Trascriviamo (e sottoscriviamo) l’ultima parte di un articolo di Guido Vitiello apparso ne “Il Foglio” (grazie a una segnalazione di Angelo Bottone, via Il blog dell’Uomo Vivo).
[Marshall McLuhan] Era il tipo antropologico del cattolico ridens, del tomista allegro, tutto umorismo, sprezzatura cavalleresca e meraviglia per le cose di questo mondo. Insomma, la risposta vivente a un’osservazione crucciata di Nietzsche, che si chiedeva come mai i cristiani non avessero “un aspetto più da gente salvata”. Fu probabilmente la letizia di McLuhan, così diversa dalle facce lunghe e dai labbrucci atteggiati a disgusto di certe prefiche marxiste, a farlo apparire come un ottimista un po’ gonzo o come il tipico nordamericano che va in solluchero per i nuovi giocattoloni tecnologici. Specie agli occhi di quelli che, nella distinzione di Arbasino, avevano fatto il Sessantotto.
Guy Debord, l’autore di quella Société du spectacle che è diventata uno dei vangeli minori dell’intelligenza di sinistra, trattava McLuhan come lo scemo del villaggio globale, il “primo apologeta dello spettacolo, che sembrava l’imbecille più convinto del suo secolo”; Enzensberger, che lo lesse e non ci capì un tubo, lo liquidò in un saggetto poliziesco: era il ventriloquo e profeta dell’avanguardia apolitica, un imbonitore da fiera incapace di qualsiasi teorizzazione, e la formula “il medium è il messaggio” significava che la borghesia “non ha più nulla da dire” (sic). Umberto Eco, disponendo nella sua valle di Giosafat i pupazzetti degli apocalittici e degli integrati, i profeti di sventura e gli apologeti della società dei consumi, elesse McLuhan a modello dell’iperintegrato pentecostale, affetto dalla sindrome dell’“Egloga Quarta”, megafono dell’età dell’oro.

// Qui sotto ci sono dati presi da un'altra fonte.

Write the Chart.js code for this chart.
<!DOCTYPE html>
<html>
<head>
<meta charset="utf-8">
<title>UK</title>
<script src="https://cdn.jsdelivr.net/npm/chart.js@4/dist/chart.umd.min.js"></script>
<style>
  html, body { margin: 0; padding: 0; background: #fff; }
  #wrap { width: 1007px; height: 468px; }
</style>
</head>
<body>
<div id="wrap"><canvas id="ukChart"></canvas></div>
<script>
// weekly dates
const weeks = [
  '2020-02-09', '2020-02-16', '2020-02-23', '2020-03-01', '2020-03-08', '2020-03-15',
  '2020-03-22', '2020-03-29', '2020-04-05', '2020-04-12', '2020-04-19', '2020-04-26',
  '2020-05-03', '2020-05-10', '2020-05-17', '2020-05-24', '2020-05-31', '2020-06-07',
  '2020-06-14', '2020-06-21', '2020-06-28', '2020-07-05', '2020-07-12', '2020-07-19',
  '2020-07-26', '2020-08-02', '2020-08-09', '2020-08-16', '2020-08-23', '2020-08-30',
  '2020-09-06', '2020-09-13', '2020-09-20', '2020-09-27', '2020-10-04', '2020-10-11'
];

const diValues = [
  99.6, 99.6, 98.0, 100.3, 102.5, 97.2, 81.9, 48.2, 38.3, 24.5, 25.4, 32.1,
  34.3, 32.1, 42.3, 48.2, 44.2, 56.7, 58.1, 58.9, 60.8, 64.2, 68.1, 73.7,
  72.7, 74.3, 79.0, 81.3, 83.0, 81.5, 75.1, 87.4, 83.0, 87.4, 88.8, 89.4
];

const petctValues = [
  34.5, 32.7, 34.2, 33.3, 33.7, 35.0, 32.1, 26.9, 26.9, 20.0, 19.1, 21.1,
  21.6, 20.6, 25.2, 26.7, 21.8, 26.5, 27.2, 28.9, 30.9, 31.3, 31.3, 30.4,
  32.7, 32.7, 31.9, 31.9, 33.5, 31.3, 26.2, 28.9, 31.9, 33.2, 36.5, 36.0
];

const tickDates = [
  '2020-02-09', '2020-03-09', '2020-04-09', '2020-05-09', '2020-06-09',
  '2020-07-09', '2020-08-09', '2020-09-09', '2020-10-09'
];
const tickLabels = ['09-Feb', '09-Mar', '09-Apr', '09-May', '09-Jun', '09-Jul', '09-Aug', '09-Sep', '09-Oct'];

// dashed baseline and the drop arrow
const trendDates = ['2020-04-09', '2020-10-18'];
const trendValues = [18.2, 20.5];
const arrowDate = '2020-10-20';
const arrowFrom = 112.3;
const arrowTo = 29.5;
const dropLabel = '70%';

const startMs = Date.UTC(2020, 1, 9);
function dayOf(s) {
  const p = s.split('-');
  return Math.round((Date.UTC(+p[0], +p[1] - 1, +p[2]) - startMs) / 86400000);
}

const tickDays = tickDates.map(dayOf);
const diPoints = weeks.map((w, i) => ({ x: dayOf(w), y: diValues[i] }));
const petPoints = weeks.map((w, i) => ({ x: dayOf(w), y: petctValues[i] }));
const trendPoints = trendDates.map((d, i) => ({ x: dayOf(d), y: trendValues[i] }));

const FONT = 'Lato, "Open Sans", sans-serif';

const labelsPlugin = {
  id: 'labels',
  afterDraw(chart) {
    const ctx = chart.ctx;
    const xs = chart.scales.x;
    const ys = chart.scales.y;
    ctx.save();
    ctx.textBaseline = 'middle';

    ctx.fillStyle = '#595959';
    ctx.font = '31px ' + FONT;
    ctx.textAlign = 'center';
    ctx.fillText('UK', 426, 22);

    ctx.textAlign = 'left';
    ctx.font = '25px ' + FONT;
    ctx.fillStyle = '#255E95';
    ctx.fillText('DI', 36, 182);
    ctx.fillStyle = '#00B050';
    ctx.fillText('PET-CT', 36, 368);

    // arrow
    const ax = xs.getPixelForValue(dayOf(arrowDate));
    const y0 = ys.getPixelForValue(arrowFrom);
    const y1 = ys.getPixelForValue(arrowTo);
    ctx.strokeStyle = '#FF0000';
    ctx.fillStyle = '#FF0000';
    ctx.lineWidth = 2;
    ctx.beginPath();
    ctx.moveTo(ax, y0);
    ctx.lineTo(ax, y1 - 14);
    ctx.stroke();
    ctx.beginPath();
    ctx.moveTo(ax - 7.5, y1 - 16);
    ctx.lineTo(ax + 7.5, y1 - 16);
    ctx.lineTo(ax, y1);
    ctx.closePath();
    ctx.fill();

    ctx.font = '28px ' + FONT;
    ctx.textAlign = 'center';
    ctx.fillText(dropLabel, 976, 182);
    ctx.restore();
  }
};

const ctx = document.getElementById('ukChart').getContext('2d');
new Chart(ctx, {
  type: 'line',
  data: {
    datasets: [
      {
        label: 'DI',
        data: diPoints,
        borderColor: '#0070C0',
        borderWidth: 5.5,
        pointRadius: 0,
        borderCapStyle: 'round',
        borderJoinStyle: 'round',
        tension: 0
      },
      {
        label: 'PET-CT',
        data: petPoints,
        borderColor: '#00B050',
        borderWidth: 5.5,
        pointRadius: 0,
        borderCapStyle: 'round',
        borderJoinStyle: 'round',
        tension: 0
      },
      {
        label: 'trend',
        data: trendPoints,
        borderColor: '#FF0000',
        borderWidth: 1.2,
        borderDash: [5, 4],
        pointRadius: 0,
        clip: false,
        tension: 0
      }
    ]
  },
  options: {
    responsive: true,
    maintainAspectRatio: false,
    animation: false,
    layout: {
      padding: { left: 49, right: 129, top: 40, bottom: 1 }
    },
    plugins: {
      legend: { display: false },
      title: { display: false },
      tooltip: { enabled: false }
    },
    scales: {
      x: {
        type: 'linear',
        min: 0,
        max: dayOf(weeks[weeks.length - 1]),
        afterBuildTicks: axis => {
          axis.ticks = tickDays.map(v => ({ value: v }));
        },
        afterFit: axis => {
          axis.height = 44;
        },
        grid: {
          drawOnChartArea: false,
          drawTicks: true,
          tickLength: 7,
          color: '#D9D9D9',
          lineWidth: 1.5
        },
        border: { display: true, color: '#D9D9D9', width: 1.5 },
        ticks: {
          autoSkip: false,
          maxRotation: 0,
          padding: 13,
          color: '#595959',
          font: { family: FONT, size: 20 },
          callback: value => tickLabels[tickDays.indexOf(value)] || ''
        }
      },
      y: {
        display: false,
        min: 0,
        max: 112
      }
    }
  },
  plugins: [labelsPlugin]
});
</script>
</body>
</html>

Era una cantonata bella e buona. “Non sono mai stato un ottimista o un pessimista. Sono solo un apocalittico”, aveva detto McLuhan in un’intervista. Ma non lo intendeva certo nel senso di Eco, e anzi detestava quei cristiani cupi che mescolano Spengler e Adorno con Giovanni di Patmos e ci dicono che tutto va a rotoli: “L’Apocalisse non è la desolazione. È la salvezza. Nessun cristiano può esser mai ottimista o un pessimista: quelli sono stati mentali puramente secolari”. Nel suo saggio su Chesterton, non per caso, lo aveva definito “un mistico pratico per il quale l’esistenza ha un valore del tutto inesprimibile, e assolutamente superiore a qualunque argomento per l’ottimismo o il pessimismo”.
L’ottimismo di McLuhan era escatologico, dunque poteva comporsi antinomicamente con il pessimismo più nero, e chi legga a fondo la sua opera troverà argomenti per entrambe le persuasioni, in un continuo ed esasperante sic et non. La sua fede nel Non praevalebunt era ben salda (“La chiesa cattolica non dipende, per la sua sopravvivenza, da una saggezza o strategia umana. Le migliori intenzioni del mondo non saprebbero portarla in rovina”), ma ci teneva a ricordare che questa cattedrale inespugnabile era pur sempre nata da un gioco di parole, da un pun, da una battuta di spirito: Tu es Petrus et super hanc petram…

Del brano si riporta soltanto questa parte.